10 Hard (And Fascinating) Facts About Your Man's Pen!s


The average pen!s size is WHAT?

How much do we really know about the pen!s? As much as we all take pride in this (sometimes) little package, we don’t really know all that much about it.

We often debate whether or not pen!s size really matters and know that the pen!s is there for baby making and a damn good time. However, it’s time to get informed — so here are 10 things you probably didn’t know about the pen!ses of the world.


1. There is a proper way to measure — no cheating allowed!

The correct way to measure a pen!s (for accurate length) is to use a ruler or measuring tape on the top side, from the tip of the pen!s down to the pubic bone, at the base.

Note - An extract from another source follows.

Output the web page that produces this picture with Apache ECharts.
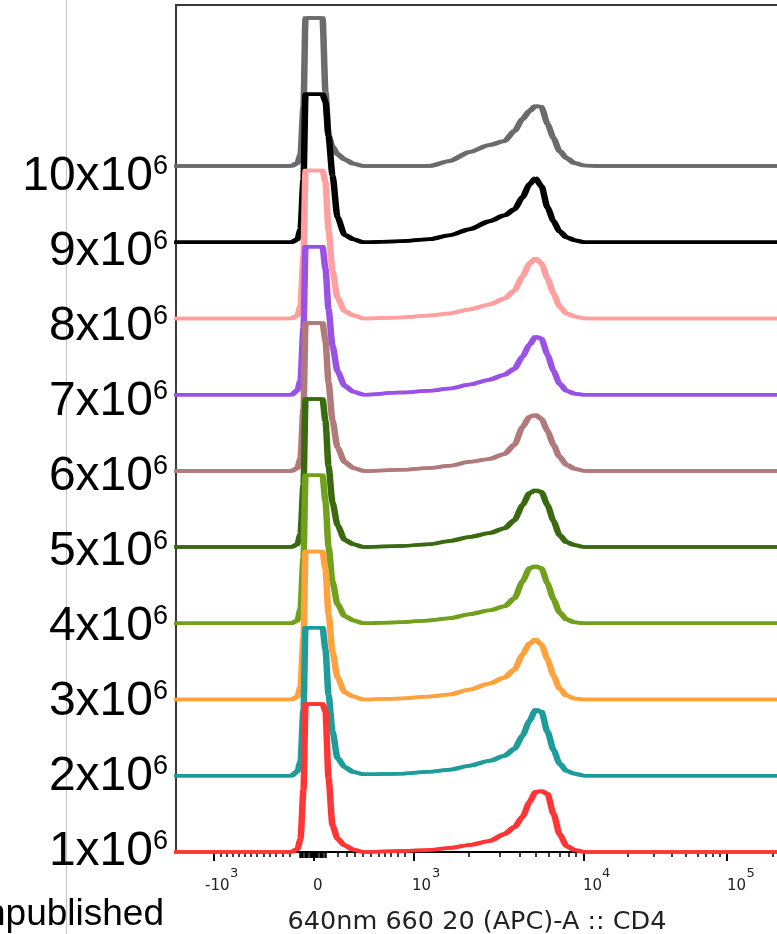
<!DOCTYPE html>
<html>
<head>
<meta charset="utf-8">
<script src="https://cdn.jsdelivr.net/npm/echarts@6/dist/echarts.min.js"></script>
<style>
  html, body { margin: 0; padding: 0; background: #fff; }
  #chart { width: 777px; height: 934px; }
</style>
</head>
<body>
<div id="chart"></div>
<script>
// display channel on the biexponential axis (0 = left edge of the plot frame)
const channel = [-4, 114, 120, 123, 126, 128, 145, 148, 151, 155, 160, 167, 176, 186,
  222, 252, 272, 292, 312, 327, 337, 345, 352, 358, 364, 370, 376, 382, 389, 397, 407, 422, 602];

// histogram heights, % of mode, one list per sample (cells loaded)
const h10 = [0, 0, 2, 8, 40, 100, 100, 50, 21, 13, 8, 4.5, 1.5, 0,
  0, 0, 3.4, 9.5, 14.2, 16.9, 23.6, 31.8, 37.2, 40.5, 39.9, 28.4, 18.9, 10.1, 5.4, 2, 0.3, 0, 0];
const h9 = [0, 0, 2, 9, 42, 100, 100, 95, 72, 45, 17, 5, 2, 0,
  0.7, 2, 4.7, 8.8, 14.2, 18.2, 22.3, 30.4, 39.2, 43.2, 37.8, 23.6, 14.2, 7.4, 3.4, 1.4, 0, 0, 0];
const h8 = [0, 0, 2, 9, 42, 100, 100, 92, 60, 32, 14, 5, 2, 0,
  0.7, 2, 3.4, 6.1, 9.5, 13.5, 18.9, 28.4, 37.2, 40.5, 37.2, 27, 16.9, 8.1, 3.4, 1.4, 0, 0, 0];
const h7 = [0, 0, 3, 10, 45, 100, 100, 85, 58, 33, 16, 6, 2, 0,
  1.4, 2.7, 4.1, 6.8, 10.1, 13.5, 17.6, 25.7, 33.8, 39.2, 37.8, 27, 16.2, 7.4, 2.7, 0.7, 0, 0, 0];
const h6 = [0, 0, 2, 9, 42, 100, 100, 88, 60, 34, 16, 6, 2, 0,
  0.7, 2, 3.4, 6.1, 8.1, 11.5, 17.6, 29.7, 36.5, 37.8, 35.1, 27, 17.6, 9.5, 4.1, 1.4, 0, 0, 0];
const h5 = [0, 0, 2, 9, 42, 100, 100, 85, 55, 30, 15, 5, 2, 0,
  0.7, 2, 4.1, 6.8, 9.5, 12.8, 18.2, 28.4, 36.5, 38.5, 37.2, 28.4, 17.6, 8.1, 3.4, 1.4, 0, 0, 0];
const h4 = [0, 0, 2, 10, 44, 100, 100, 82, 52, 28, 13, 5, 2, 0,
  0.7, 2, 3.4, 6.1, 8.8, 11.5, 16.9, 28.4, 37.2, 38.5, 37.2, 27, 16.2, 7.4, 2.7, 0.7, 0, 0, 0];
const h3 = [0, 0, 2, 9, 42, 100, 100, 88, 58, 32, 15, 5, 2, 0,
  0.7, 2, 3.4, 6.8, 10.8, 14.9, 20.3, 30.4, 37.8, 40.5, 37.2, 27, 16.2, 7.4, 2.7, 0.7, 0, 0, 0];
const h2 = [0, 0, 3, 10, 45, 100, 100, 85, 55, 30, 12, 6, 2.5, 1,
  1.4, 2.7, 4.1, 6.8, 10.1, 13.5, 18.2, 27, 37.2, 44.6, 43.2, 29.7, 17.6, 8.1, 3.4, 1.4, 0, 0, 0];
const h1 = [0, 0, 2, 9, 42, 100, 100, 95, 50, 18, 9, 4.5, 1.5, 0,
  0.7, 1.4, 2.7, 4.7, 7.4, 12.2, 16.9, 23.6, 33.8, 40.5, 41.2, 39.2, 25.7, 12.2, 4.1, 1.4, 0, 0, 0];

// samples drawn top to bottom, lower rows painted over upper rows
const doses = [10, 9, 8, 7, 6, 5, 4, 3, 2, 1];
const heights = [h10, h9, h8, h7, h6, h5, h4, h3, h2, h1];
const colors = ['#6b6b6b', '#000000', '#ff9f9f', '#9a52e4', '#b07a7a',
  '#3a6a10', '#70a01c', '#ffa23e', '#1e9c9a', '#ff3535'];

// x axis ticks (display channel) and labels
const majorTicks = [37.3, 137.5, 237.7, 407.3, 550.7];
const zeroTicks = [124, 126.5, 129, 131.5, 134, 136.5, 139, 141.5, 144, 146.5, 149];
const minorTicks = [45, 50.7, 56.7, 62.7, 69, 75, 81, 87.3, 94, 100, 106.7, 113.3,
  162, 171, 179, 187, 195, 202.7, 209, 215, 221.7, 229,
  292.7, 324, 344, 360, 373, 384, 393, 400,
  452, 478, 496, 510, 522, 530, 537, 544, 597];
const basePos = [29, 137, 236, 407, 551];
const baseText = ['-10', '0', '10', '10', '10'];
const expPos = [54, 256, 426, 570.5];
const expText = ['3', '3', '4', '5'];

const ROW_PX = 76.22;        // spacing between sample baselines
const PLOT_H = 847;          // frame height in px
const PEAK_ROWS = 148 / ROW_PX; // mode height, in rows

const series = doses.map((d, i) => ({
  name: d + 'x10^6',
  type: 'line',
  xAxisIndex: 0,
  yAxisIndex: 0,
  showSymbol: false,
  clip: false,
  smooth: 0.25,
  smoothMonotone: 'x',
  data: channel.map((x, j) => [x, (d - 1) + heights[i][j] / 100 * PEAK_ROWS]),
  lineStyle: {
    color: colors[i],
    width: 3.5,
    shadowColor: colors[i],
    shadowBlur: 0,
    shadowOffsetX: 3
  },
  itemStyle: { color: colors[i] }
}));

function nearest(list, v) {
  let k = 0;
  list.forEach((p, i) => { if (Math.abs(p - v) < Math.abs(list[k] - v)) k = i; });
  return k;
}

function tickAxis(values, len, width) {
  return {
    type: 'value', min: 0, max: 602, position: 'bottom',
    axisLine: { show: false },
    axisTick: { show: true, customValues: values, length: len, lineStyle: { color: '#000', width: width } },
    axisLabel: { show: false },
    splitLine: { show: false }
  };
}

function labelAxis(pos, text, margin, size) {
  return {
    type: 'value', min: 0, max: 602, position: 'bottom',
    axisLine: { show: false }, axisTick: { show: false }, splitLine: { show: false },
    axisLabel: {
      customValues: pos, margin: margin, align: 'left',
      fontFamily: 'DejaVu Sans', fontSize: size, color: '#222',
      formatter: v => text[nearest(pos, v)]
    }
  };
}

const chart = echarts.init(document.getElementById('chart'), null, { renderer: 'canvas' });
chart.setOption({
  animation: false,
  backgroundColor: '#fff',
  grid: {
    left: 176, top: 5, width: 602, height: PLOT_H,
    containLabel: false, outerBoundsMode: 'none',
    show: true, borderColor: '#3a3a3a', borderWidth: 2
  },
  xAxis: [
    {
      type: 'value', min: 0, max: 602, position: 'bottom',
      name: '640nm 660 20 (APC)-A :: CD4',
      nameLocation: 'middle',
      nameGap: 57,
      nameMoveOverlap: false,
      nameTextStyle: { fontFamily: 'DejaVu Sans', fontSize: 25.5, color: '#222' },
      axisLine: { show: true, lineStyle: { color: '#000', width: 2 } },
      axisTick: { show: true, customValues: majorTicks, length: 9, lineStyle: { color: '#000', width: 2 } },
      axisLabel: { show: false },
      splitLine: { show: false }
    },
    tickAxis(minorTicks, 5, 1.5),
    tickAxis(zeroTicks, 6, 2.5),
    labelAxis(basePos, baseText, 27, 15),
    labelAxis(expPos, expText, 15, 13)
  ],
  yAxis: [
    { type: 'value', min: 0, max: PLOT_H / ROW_PX, show: false, splitLine: { show: false } },
    {
      type: 'value', min: 0, max: PLOT_H / 75, position: 'left',
      axisLine: { show: false }, axisTick: { show: false }, splitLine: { show: false },
      axisLabel: {
        customValues: [0, 1, 2, 3, 4, 5, 6, 7, 8, 9],
        margin: 8,
        formatter: v => '{m|' + (Math.round(v) + 1) + 'x10}{s|6}',
        rich: {
          m: { fontFamily: 'Liberation Sans', fontSize: 48, color: '#000', lineHeight: 48 },
          s: { fontFamily: 'Liberation Sans', fontSize: 27, color: '#000', lineHeight: 36, verticalAlign: 'top' }
        }
      }
    }
  ],
  graphic: [
    { type: 'line', shape: { x1: 66.5, y1: 0, x2: 66.5, y2: 934 }, style: { stroke: '#c4c4c4', lineWidth: 1 }, z: -1 },
    { type: 'text', x: 164, y: 933, style: { text: 'Unpublished', font: '37px "Liberation Sans"', fill: '#000', align: 'right', verticalAlign: 'bottom' } }
  ],
  series: series
});
</script>
</body>
</html>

2. People actually compare pen!ses to dollar bills (yo).

There is a clever way to compare your man’s pen!s to a dollar bill if you don’t want to whip out a measuring tape. If your guy has an average pen!s, it will be smaller than the dollar bill, which measures at 6 1/8 inches. If his pen!s comes to the end of the word “ONE” on the front, he is 5 inches. If it lands on the first “A” in America, he is 4 inches. (We may never look at dollar bills the same.)

3. The average pen!s is not as big as people say it is.

You know you shouldn’t care, but since you’re probably curious, according to a study conducted in the Journal of Sexual Medicine, the average pen!s size (erect) is 5.6 inches long and it measures 4.8 inches in circumference.

4. The majority of men are are HUGE liars.

Only 15 percent of men have pen!ses more than 7 inches long, and only 3 percent are over 8 inches. But that doesn’t mean that huge pen!ses don’t exist, they absolutely do.

5. The biggest and smallest pen!ses ever recorded are quite impressive.

The smallest recorded human pen!s was 5/8 of an inch; the largest was 13.5 inches. (A blue whale’s pen!s, however, averages at 8 to 10 feet long and a foot in diameter.)

6. Small pen!ses are not considered medical issues. Sorry.

pen!s size is not a medical concern unless the pen!s is shorter than 1 1/2 inches when flaccid, and 3 inches when erect. There are surgical remedies, but the recovery is painful.

7. Gay men are bigger (yes, really).

Gay men’s pen!ses are, on average, a third of an inch longer. It’s said that this is a sign of intelligent design as men’s mouths are also, on average, larger than women’s.

8. There IS a way to make your pen!s look bigger.

The best way to increase pen!s size is by losing belly fat. Makes perfect sense!

9. The key to knowing how big a man’s pen!s is might be in the fingers.

Researchers at Gachon University in Korea discovered that the difference in length between a man’s ring finer and index finger indicated length of pen!s. So the shorter the ring finger is compared to the index finger, the bigger the pen!s.

10. Scientists spend a LOT of time studying how we can tell how big a man’s pen!s is without looking at ait.  

Scientists have tried to connect the size of men’s pen!ses to the size of their feet, noses, thumbs, and earlobes. One study even looked for a connection between flat buttocks and long pen!ses (they found this to be the case in the Nigerian men studied, but scientists later determined the opposite is probably true.

We could go back to having men wear tights, but they would probably stuff their codpieces.